Kay Jones, Lead Curator of Urban and Community History at National Museums Liverpool
Kay develops exhibitions and displays in partnership with local community groups and organisations to tell diverse stories. She is responsible for the management and development of the Museum’s local, national and internationally important urban history collection. The wide-ranging collection reflects the changing history of the city and the stories and experiences of Liverpool people.
Mike Morris, Co-Director, Writing on the Wall
WoW is one of the country's longest-running writing/literary festivals, having delivered a festival each year since 2000, featuring hundreds of guests representing literature, spoken word and a range of other art forms.

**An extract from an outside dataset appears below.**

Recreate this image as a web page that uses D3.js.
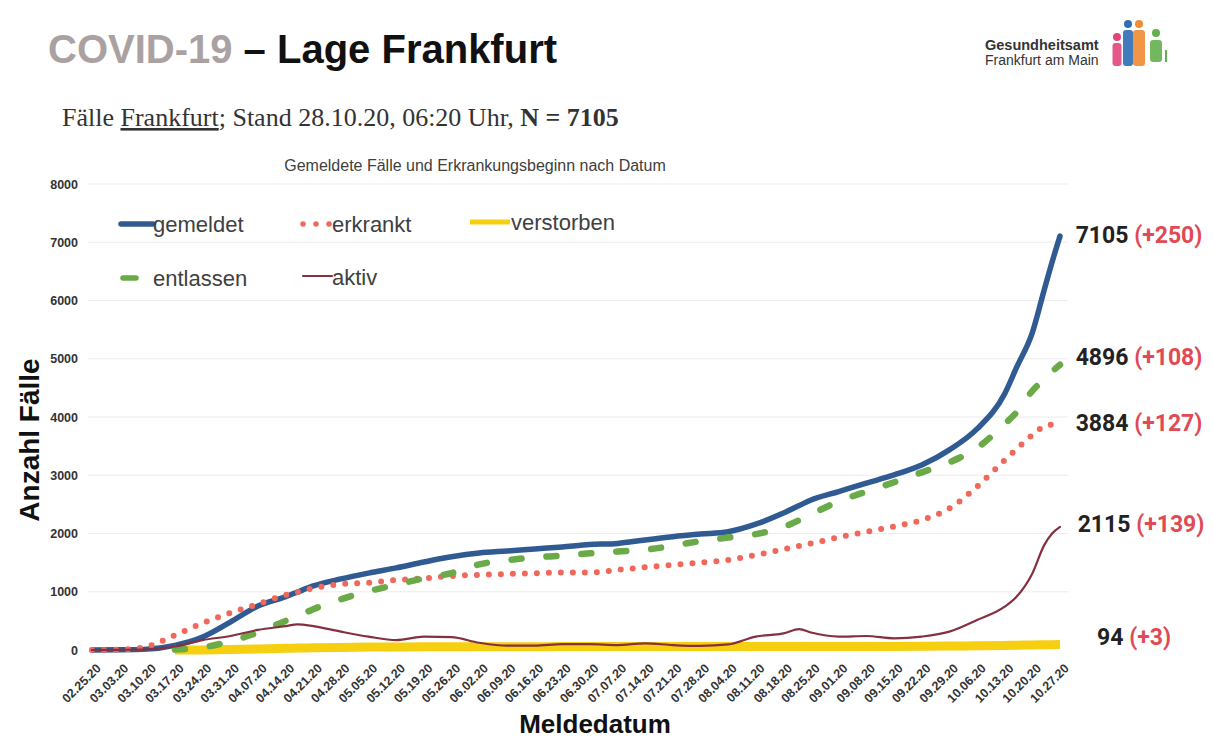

The festival also played a key role in reviving the city’s annual Black History Month Festival, coordinating a series of events with local partners during October, highlighting issues of racism and celebrating the contribution of the black community to Liverpool’s artistic and cultural heritage.
Dr Mike Jones, Reader in Music Industry, University of Liverpool
Mike is a Reader in Music in Music Dept and the Programme Director for MA Music Industry Studies and MA Classical Music Industry. He is also a co-author of a report into the economic value to Liverpool of Beatles tourism and a member of the Beatles Legacy Group.
Dr Sam Caslin, Lecturer in Modern British History, University of Liverpool
Dr Sam Caslin is a Senior Lecturer in Modern British History. They have published widely on women’s use of city spaces in twentieth century Liverpool. Sam has also developed Sisters of Mersey, a free public history app which charts the rich and diverse history of women in Merseyside.